City Partnership Moscow
Since the joint declaration signed in November 1990 and the agreement on friendship and cooperation of 28 August 1991, Berlin and Moscow have signed many other agreements on specific areas, protocols, and mission statements aimed at fulfilling the goals of their partnership. A long-term partnership and many relationships on very different levels unite our two cities.
Governing Mayor Michael Müller’s visit to Moscow from 13 to 15 March 2017 gave new energy to our partnership, which had suffered since 2011, especially in the wake of Russian intervention in 2014 in the Ukrainian Crimea and the Donbass. Berlin’s goal is to keep the channels of communication open on the local level, despite the adverse political climate. During the March visit, the two mayors signed a memorandum mentioning all the relevant areas of cooperation and expressing both cities’ interest in stepping up collaboration. They also underscored their desire to have civil society organizations in both cities get more involved in the partnership. The Governing Mayor took a first step in this direction by meeting with representatives of many different NGOs during his trip to Moscow.
Relations are also being cultivated across a broad spectrum of specific areas. In June 2017, for instance, Moscow’s transport minister, Maxim Liksutov, headed a delegation visiting Berlin, while Berlin’s Senator Regine Günther took part in the Moscow Urban Forum at the beginning of July to discuss transport and urban planning issues. In September, the president of Moscow’s Chamber of Control and Accounts, Victor A. Dvurechenskikh, visited the president of Berlin’s Court of Auditors, Marion Claßen-Beblo. These two auditing authorities have been working together for a long time now. On November 20, Moscow’s Minister Vladimir Petrosyan, head of the labor and social services department, opened two seminars at the Berlin Town Hall with two colleagues from Berlin: the 19th seminar on social affairs with Senator Elke Breitenbach and a seminar on barrier-free urban planning with Senator Regine Günther. The Senate Department for the Interior and Sport is still holding continuing education seminars for administrative staff from Moscow. Starting in 2018, one of the two seminars organized each year will be held in Moscow for staff from Berlin.

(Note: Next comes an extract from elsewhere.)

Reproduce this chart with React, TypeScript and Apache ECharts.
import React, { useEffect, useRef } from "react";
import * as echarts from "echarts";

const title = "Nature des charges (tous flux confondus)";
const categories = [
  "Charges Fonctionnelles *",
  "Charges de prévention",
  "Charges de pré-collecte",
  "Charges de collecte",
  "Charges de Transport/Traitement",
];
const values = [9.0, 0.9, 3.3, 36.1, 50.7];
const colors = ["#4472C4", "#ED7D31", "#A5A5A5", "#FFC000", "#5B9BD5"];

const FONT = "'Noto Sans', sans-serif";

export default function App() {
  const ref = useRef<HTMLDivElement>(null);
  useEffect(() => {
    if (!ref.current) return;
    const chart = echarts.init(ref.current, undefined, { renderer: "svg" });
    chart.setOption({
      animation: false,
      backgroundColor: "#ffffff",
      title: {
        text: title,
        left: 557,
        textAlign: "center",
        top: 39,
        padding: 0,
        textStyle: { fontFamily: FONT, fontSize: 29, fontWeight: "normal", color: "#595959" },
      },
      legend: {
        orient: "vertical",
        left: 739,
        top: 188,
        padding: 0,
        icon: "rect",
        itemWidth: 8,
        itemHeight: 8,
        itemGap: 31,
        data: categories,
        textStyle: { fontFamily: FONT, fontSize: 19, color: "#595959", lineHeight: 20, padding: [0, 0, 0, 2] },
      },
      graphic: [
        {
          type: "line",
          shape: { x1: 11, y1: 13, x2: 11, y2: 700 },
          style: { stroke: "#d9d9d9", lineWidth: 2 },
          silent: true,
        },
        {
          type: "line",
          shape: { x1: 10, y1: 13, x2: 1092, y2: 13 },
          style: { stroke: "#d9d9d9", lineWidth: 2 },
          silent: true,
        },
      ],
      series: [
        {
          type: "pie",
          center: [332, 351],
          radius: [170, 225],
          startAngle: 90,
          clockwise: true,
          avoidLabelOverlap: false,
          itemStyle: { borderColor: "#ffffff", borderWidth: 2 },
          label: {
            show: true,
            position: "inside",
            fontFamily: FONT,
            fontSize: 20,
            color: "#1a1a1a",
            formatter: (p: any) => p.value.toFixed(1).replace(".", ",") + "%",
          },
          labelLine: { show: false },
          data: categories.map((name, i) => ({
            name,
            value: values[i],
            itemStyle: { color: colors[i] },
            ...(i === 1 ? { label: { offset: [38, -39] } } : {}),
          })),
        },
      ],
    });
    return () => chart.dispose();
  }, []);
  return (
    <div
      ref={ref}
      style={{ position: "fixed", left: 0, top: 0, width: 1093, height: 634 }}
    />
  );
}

Our relationship is thriving in the area of culture, too. The movies shown during the “Berlin Film Days” played to sold-out audiences at Moscow’s Documentary Film Center in March 2017, and plans are underway for a similar event in Berlin with films from Moscow. In October, a play called “Ich sehe dich, ich kenne dich” (I see you, I know you) premiered at Moscow’s Meyerhold Center in the context of the Berlin – Moscow city partnership.
Moscow’s external economic and international relations department is planning to hold “Moscow Days in Berlin” in the fall of 2018. This event will showcase not only the cultural sector of our partner city, but its business community as well.
The administrative departments involved in the exchange with Moscow meet regularly to coordinate the diverse contacts between the two partner cities. Representatives of Berlin’s civil society were invited to take part in the meeting in April 2016 for the first time.
Moscow is the capital of the Russian Federation and the seat of the country’s government, parliament, and president. The city has more than 70 museums and many galleries, 60 professional theaters, more than 20 concert halls, over 100 movie theaters, and two circuses. Moscow and Berlin are comparable in this respect, which is one reason why countless cooperative projects have been launched on both the administrative level and in the cultural sector.
Moscow also plays a key role in the Russian economy. Up to 80% of Russia’s financial potential is concentrated in Moscow, and its share of the country’s gross domestic product is 12.5%. Thanks to the opening of a Berlin office in 2003 by the Moscow Chamber of Industry and Commerce, Moscow’s business community also has knowledgeable representatives right here in our city. This increases Berlin’s chances of cooperation with Moscow in the business sector, although there is still room for improvement.